Внизу вилась дорога, поднимавшаяся к санаторию, по ней он вчера вечером приехал. В сырой траве откоса на коротком стебле распустилась горечавка, похожая на звезду. Часть площадки была превращена в сад и обнесена оградой; он увидел усыпанные гравием дорожки, цветочные клумбы, а под высокой елью – искусственный грот. На крытой жестью галерее, выходившей на южную сторону, стояли шезлонги, а перед нею торчал красновато-коричневый шест, на котором время от времени развевался флаг фантастической расцветки – белый с зеленым, и эмблемой медицины – змеей, обвивающей жезл.
В саду Ганс Касторп заметил женщину, уже немолодую, с угрюмым, почти трагическим лицом. Она была вся в черном, спутанные черные с проседью волосы прикрывал черный прозрачный шарф; женщина быстрым и равномерным шагом ходила взад и вперед по дорожкам, сгибая колени, деревянно опустив руки, глядя из-под насупленного лба в поперечных морщинах прямо перед собой черными, как угли, глазами, под которыми обозначились мешки. Ее уже стареющее, по-южному бледное лицо с большим, горестно кривившимся ртом напоминало Гансу Касторпу портрет знаменитой трагической актрисы[13], который он однажды видел, и ему стало жутко оттого, как эта черная, бледная женщина, видимо сама того не замечая, старается шагать в такт гремевшей снизу маршевой музыке.
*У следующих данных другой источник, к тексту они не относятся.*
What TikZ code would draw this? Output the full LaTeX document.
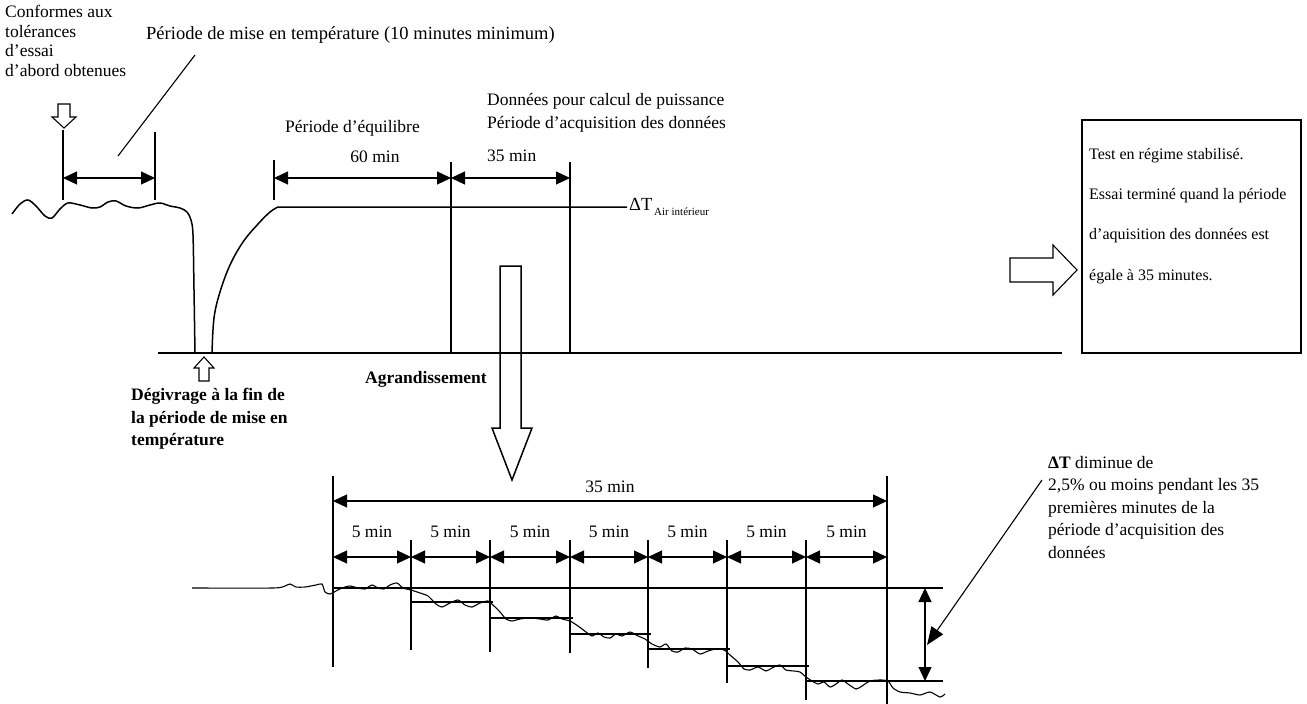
\documentclass[tikz,border=0pt]{standalone}
\usepackage{fontspec}
\setmainfont{Liberation Serif}
\usetikzlibrary{arrows.meta}

\tikzset{
  lbl/.style={inner sep=0pt, font=\fontsize{17.5}{21}\selectfont},
  lblb/.style={inner sep=0pt, font=\fontsize{17.5}{22.5}\selectfont\bfseries},
  boxtxt/.style={inner sep=0pt, anchor=west, font=\fontsize{16}{19}\selectfont},
  dim/.style={line width=1.2pt, {Triangle[length=14pt,width=13pt]}-{Triangle[length=14pt,width=13pt]}},
  thk/.style={line width=1.5pt},
  thn/.style={line width=1.1pt},
  hollow/.style={line width=1.1pt, line join=miter},
}

\begin{document}
\begin{tikzpicture}[x=1pt, y=-1pt]
    \useasboundingbox (0,0) rectangle (1307,704);

    % 左上说明文字
    \node[lbl, anchor=north west, align=left, font=\fontsize{17.5}{19.5}\selectfont] (conf) at (5,5) {Conformes aux\\tolérances\\d’essai\\d’abord obtenues};
    \node[lbl, anchor=west, font=\fontsize{18.5}{21}\selectfont] (miseT) at (146,35) {Période de mise en température (10 minutes minimum)};
    \coordinate (leadA) at (195,55);
    \coordinate (leadB) at (118,156);
    \draw[thn] (leadA) -- (leadB);

    % 空心向下箭头
    \draw[hollow] (58,104) -- (70,104) -- (70,117) -- (76,117) -- (64,128) -- (52,117) -- (58,117) -- cycle;

    % 预热期的尺寸线
    \coordinate (t1) at (63,178);
    \coordinate (t2) at (155,178);
    \draw[thn] (63,130) -- (63,200);
    \draw[thn] (155,132) -- (155,200);
    \draw[dim] (t1) -- (t2);

    % 温度曲线 - 波动、除霜下降
    \draw[thk] plot[smooth, tension=0.55] coordinates {(12,214) (20,204) (28,200) (36,206) (45,216) (52,218) (60,209) (68,203) (80,205) (92,208) (100,207) (108,202) (116,201) (126,206) (138,208) (150,205) (160,203) (170,206) (180,208) (187,212) (191,220) (193,235) (194,290) (195,353)};
    \draw[thk] plot[smooth, tension=0.6] coordinates {(212,353) (214,318) (220,292) (230,265) (243,242) (258,224) (270,212) (278,207)} -- (627,207);

    % 平衡期与采集期
    \coordinate (e0) at (274,178);
    \coordinate (e1) at (451,178);
    \coordinate (e2) at (570,178);
    \draw[thn] (274,160) -- (274,200);
    \draw[thk] (451,162) -- (451,353);
    \draw[thk] (570,162) -- (570,353);
    \draw[dim] (e0) -- (e1);
    \draw[dim] (e1) -- (e2);
    \node[lbl, anchor=west] (equi) at (285,128) {Période d’équilibre};
    \node[lbl] (soixante) at (375,157) {60 min};
    \node[lbl, anchor=west] (donnees) at (487,101) {Données pour calcul de puissance};
    \node[lbl, anchor=west] (acqui) at (487,124) {Période d’acquisition des données};
    \node[lbl, anchor=west] (trente) at (487,156) {35 min};
    \node[anchor=west, inner sep=0pt] (deltaT) at (629,207) {\fontsize{18.5}{21}\selectfont ΔT\raisebox{-5pt}{\fontsize{11}{13}\selectfont\,Air intérieur}};

    % 时间轴
    \draw[thk] (158,353) -- (1062,353);

    % 除霜标注
    \draw[hollow] (204,357) -- (214,368) -- (209,368) -- (209,381) -- (199,381) -- (199,368) -- (194,368) -- cycle;
    \node[lblb, anchor=north west, align=left] (degiv) at (131,388) {Dégivrage à la fin de\\la période de mise en\\température};
    \node[lblb, anchor=west] (agrand) at (365,379) {Agrandissement};
    \draw[thk, line join=miter] (500,266) -- (521,266) -- (521,428) -- (532,428) -- (512,480) -- (492,428) -- (500,428) -- cycle;

    % 右侧方框
    \draw[hollow] (1010,258) -- (1053,258) -- (1053,245) -- (1077,270) -- (1053,295) -- (1053,282) -- (1010,282) -- cycle;
    \draw[thn] (1082,120) rectangle (1301,353);
    \node[boxtxt] (b1) at (1089,156) {Test en régime stabilisé.};
    \node[boxtxt] (b2) at (1089,196) {Essai terminé quand la période};
    \node[boxtxt] (b3) at (1089,236) {d’aquisition des données est};
    \node[boxtxt] (b4) at (1089,277) {égale à 35 minutes.};

    % 放大图
    \draw[thn] (333,476) -- (333,667);
    \draw[thn] (887,476) -- (887,704);
    \draw[thn] (333,588) -- (943,588);
    \draw[thn] (806,681) -- (943,681);
    \coordinate (g0) at (333,501);
    \coordinate (g1) at (887,501);
    \draw[dim] (g0) -- (g1);
    \node[lbl] (trenteb) at (610,487) {35 min};
    \foreach \xv/\yb in {411/650, 490/652, 570/653, 648/668, 727/683, 806/700} {
        \draw[thn] (\xv,540) -- (\xv,\yb);
    }
    \foreach \xa/\xb/\lv [count=\i] in {333/411/588, 411/490/602, 490/570/618, 570/648/634, 648/727/649, 727/806/666, 806/887/681} {
        \coordinate (sa\i) at (\xa,557);
        \coordinate (sb\i) at (\xb,557);
        \draw[dim] (sa\i) -- (sb\i);
        \node[lbl] (cinq\i) at ({(\xa+\xb)/2},532) {5 min};
        \draw[thn] (\xa,\lv) -- (\xb+3,\lv);
    }

    % 数据曲线
    \draw[thn] plot[smooth, tension=0.4] coordinates {(192,588) (273,588) (285,586) (290,584) (296,587) (305,587) (316,585) (322,584) (325,592) (330,594) (336,591) (342,588) (350,586) (358,588) (365,589) (372,585) (378,588) (384,589) (390,585) (397,583) (403,588) (411,590) (420,593) (428,596) (436,604) (442,607) (450,603) (458,600) (465,605) (472,607) (480,603) (488,601) (494,606) (500,612) (506,619) (512,621) (520,619) (530,618) (540,619) (548,620) (556,616) (562,619) (570,621) (578,626) (586,632) (592,636) (598,633) (604,637) (610,638) (616,634) (622,636) (630,632) (638,636) (645,639) (652,644) (660,647) (666,644) (672,651) (678,652) (685,648) (692,649) (700,654) (708,651) (716,649) (724,650) (730,655) (738,662) (744,669) (750,670) (758,667) (766,671) (772,668) (780,665) (786,670) (794,671) (800,672) (806,677) (812,681) (818,684) (824,682) (830,687) (836,684) (842,680) (848,684) (856,689) (862,686) (870,681) (880,680) (888,681) (893,688) (900,692) (910,693) (920,695) (930,692) (940,697) (945,694)};

    % 下降幅度标注
    \coordinate (d0) at (925,588);
    \coordinate (d1) at (925,681);
    \draw[dim] (d0) -- (d1);
    \coordinate (note) at (1042,480);
    \coordinate (noteTip) at (927,645);
    \draw[thn, -{Triangle[length=18pt,width=14pt]}] (note) -- (noteTip);
    \node[lbl, anchor=north west, align=left, font=\fontsize{17.5}{22.5}\selectfont] (baisse) at (1048,456) {\textbf{ΔT} diminue de\\2,5\% ou moins pendant les 35\\premières minutes de la\\période d’acquisition des\\données};
\end{tikzpicture}
\end{document}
С задумчивым участием смотрел на нее Ганс Касторп, и ему казалось, что от этой скорбной фигуры потускнел свет утреннего солнца. Одновременно он воспринимал и многое другое – какие-то звуки в комнате слева, где, по словам Иоахима, жила русская супружеская чета; эти звуки также не соответствовали веселому свежему утру и словно пачкали его чем-то липким. Ганс Касторп вспомнил, что уже вчера вечером слышал нечто подобное, но из-за крайней усталости не обратил на это особого внимания. Теперь он явственно различал какую-то возню, хихиканье, пыхтенье, и вскоре непристойный характер этой возни стал молодому человеку совершенно очевиден, хотя вначале он из добродушия и старался все объяснить самым безобидным образом. Впрочем, добродушие это можно было истолковать различно: более пресно – как чистоту души, более возвышенно – как суровую стыдливость, более уничижительно – как лицемерие и боязнь правды и даже как благочестивый и мистический страх перед грехом; впрочем, в чувствах Ганса Касторпа было всего этого понемножку. Его лицо достойно омрачилось, он как бы желал подчеркнуть, что не хочет, да и не должен знать ничего о подобных вещах: выражение добродетельной скромности, хотя и не слишком оригинальное, появлялось у него в совершенно определенных случаях.